The outcomes from both have several perverse effects. Successful projects in the CfD potentially become commercially unviable if TNUoS is under-forecasted. But if it’s accurately or over forecasted the project risks being uncompetitive in the auction, or at best is successful but then increases strike prices for cheaper projects below it (which ultimately ends up on consumer bills).

It’s also important to note that while our analysis has undoubtedly found that the current regime results in Scottish generators paying a higher cost for use of the transmission network compared to other areas in GB, making projects less competitive in CfD auctions and creating risk to future offshore wind deployment, it also suggests that TNUoS is not purely a Scottish issue. The volatility and uncertainty of future charges impacts developers across GB, with the current charging methodology developed at a time when the electricity system was not so focused on renewable deployment to support decarbonisation goals.

With this uncertainty, comes great risk and cost – risk to green recovery and decarbonisation targets, and increased cost for end consumers as developers look to mitigate the unknowns. Analysis undertaken by NERA Economic Consultants for Ocean Winds estimates that this could represent a total cost to consumers of between £122 and £391 million per year by 2030.

We wholeheartedly support a user pays principle for use of the transmission network, however it is clear that the current regime is not fit for purpose in a net zero world, for industry or consumers.
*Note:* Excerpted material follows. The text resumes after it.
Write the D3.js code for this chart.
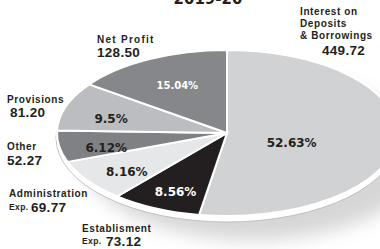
<!DOCTYPE html>
<html>
<head>
    <title>Expenditure 2019-20</title>
    <script src="https://cdn.jsdelivr.net/npm/d3@7"></script>
    <style>
        body { margin: 0; background: #fff; }
        svg { display: block; }
    </style>
</head>
<body>
    <div id="chart"></div>
    <script type="text/javascript">
        var title = "2019-20";
        var categories = ["Interest on Deposits & Borrowings", "Establisment Exp.", "Administration Exp.", "Other", "Provisions", "Net Profit"];
        var values = [449.72, 73.12, 69.77, 52.27, 81.20, 128.50];
        var valueLabels = ["449.72", "73.12", "69.77", "52.27", "81.20", "128.50"];
        var percentLabels = ["52.63%", "8.56%", "8.16%", "6.12%", "9.5%", "15.04%"];

        var width = 380;
        var height = 249;
        var cx = 227, cy = 133;
        var rx = 170, ry = 83;

        var colors = d3.scaleOrdinal()
            .domain(categories)
            .range(["#d1d2d4", "#231f20", "#e6e7e8", "#7f8184", "#bcbdc0", "#85878a"]);
        var textColors = ["#231f20", "#fff", "#231f20", "#231f20", "#231f20", "#fff"];

        var svg = d3.select("#chart").append("svg")
            .attr("width", width)
            .attr("height", height);

        var defs = svg.append("defs");
        defs.append("filter").attr("id", "blur")
            .attr("x", "-30%").attr("y", "-30%").attr("width", "160%").attr("height", "160%")
            .append("feGaussianBlur").attr("stdDeviation", 9);

        // title, mostly cut off at the top (as in the scan)
        svg.append("text")
            .attr("x", 208).attr("y", 4)
            .attr("text-anchor", "middle")
            .style("font", "bold 15px 'DejaVu Sans'")
            .style("fill", "#231f20")
            .text(title);

        // soft shadow + white rim under the pie
        svg.append("ellipse")
            .attr("cx", cx + 26).attr("cy", cy + 24)
            .attr("rx", rx).attr("ry", ry)
            .attr("fill", "#9a9a9a")
            .attr("opacity", 0.4)
            .attr("filter", "url(#blur)");
        svg.append("ellipse")
            .attr("cx", cx).attr("cy", cy + 5)
            .attr("rx", rx + 1).attr("ry", ry + 1)
            .attr("fill", "#fff")
            .attr("stroke", "#b5b5b5")
            .attr("stroke-width", 0.8);

        var pie = d3.pie().sort(null).value(function(d) { return d; });
        var arcs = pie(values);

        var arc = d3.arc().innerRadius(0).outerRadius(rx);

        var g = svg.append("g")
            .attr("transform", "translate(" + cx + "," + cy + ") scale(1," + (ry / rx) + ")");

        g.selectAll("path")
            .data(arcs)
            .enter().append("path")
                .attr("d", arc)
                .attr("fill", function(d, i) { return colors(categories[i]); })
                .attr("stroke", "#fff")
                .attr("stroke-width", 2)
                .attr("vector-effect", "non-scaling-stroke");

        // percent labels at a scaled centroid
        var labelArc = d3.arc().innerRadius(rx * 0.72).outerRadius(rx * 0.72);
        svg.append("g").selectAll("text")
            .data(arcs)
            .enter().append("text")
                .attr("x", function(d, i) {
                    var c = labelArc.centroid(d);
                    return cx + (i == 0 ? c[0] * 0.53 : c[0]) + (i == 5 ? 6 : 0);
                })
                .attr("y", function(d, i) {
                    var c = labelArc.centroid(d);
                    return cy + c[1] * ry / rx + 9;
                })
                .attr("text-anchor", "middle")
                .style("font", function(d, i) { return i == 5 ? "bold 10px 'DejaVu Sans'" : "bold 12px 'DejaVu Sans'"; })
                .style("fill", function(d, i) { return textColors[i]; })
                .text(function(d, i) { return percentLabels[i]; });

        // outside category labels
        var nameFont = "bold 10px 'Liberation Sans'";
        var valueFont = "bold 13.5px 'Liberation Sans'";
        var outer = [
            { lines: ["Interest on", "Deposits", "& Borrowings"], x: 300, y: 15, vx: 322, vy: 55 },
            { lines: ["Establisment"], x: 82, y: 232, exp: true, vx: 106, vy: 246 },
            { lines: ["Administration"], x: 9, y: 197, exp: true, vx: 31, vy: 212 },
            { lines: ["Other"], x: 7, y: 150, vx: 7, vy: 165 },
            { lines: ["Provisions"], x: 7, y: 103, vx: 10, vy: 117 },
            { lines: ["Net Profit"], x: 97, y: 43, vx: 97, vy: 57, wide: 57 }
        ];

        var lg = svg.append("g").style("fill", "#231f20");
        outer.forEach(function(o, i) {
            o.lines.forEach(function(line, j) {
                var t = lg.append("text")
                    .attr("x", o.x).attr("y", o.y + j * 12)
                    .style("font", nameFont)
                    .style("letter-spacing", "0.6px")
                    .text(line);
                if (o.wide) t.attr("textLength", o.wide).attr("lengthAdjust", "spacing");
            });
            if (o.exp) {
                lg.append("text")
                    .attr("x", o.x).attr("y", o.vy - 2)
                    .style("font", "bold 8.5px 'Liberation Sans'")
                    .style("letter-spacing", "0.4px")
                    .text("Exp.");
            }
            lg.append("text")
                .attr("x", o.vx).attr("y", o.vy)
                .style("font", valueFont)
                .style("letter-spacing", "0.3px")
                .text(valueLabels[i]);
        });
    </script>
</body>
</html>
Locational charging signals, designed to encourage developers to locate in areas close to demand in the days when fossil fuels were the only commercially viable option to meet our electricity needs at scale, seem like an irrelevant and frankly bonkers proposal for today’s innovative offshore wind sites that must locate and bid for approved leasing areas from the Crown Estate.

It’s with these concerns in mind that we continue to support calls from our customers on the case for urgent reform of TNUoS in the context of a decarbonised future, and we look forward to receiving further feedback on our latest paper to help inform our final stakeholder-led recommendations which is planned for publication in the coming weeks.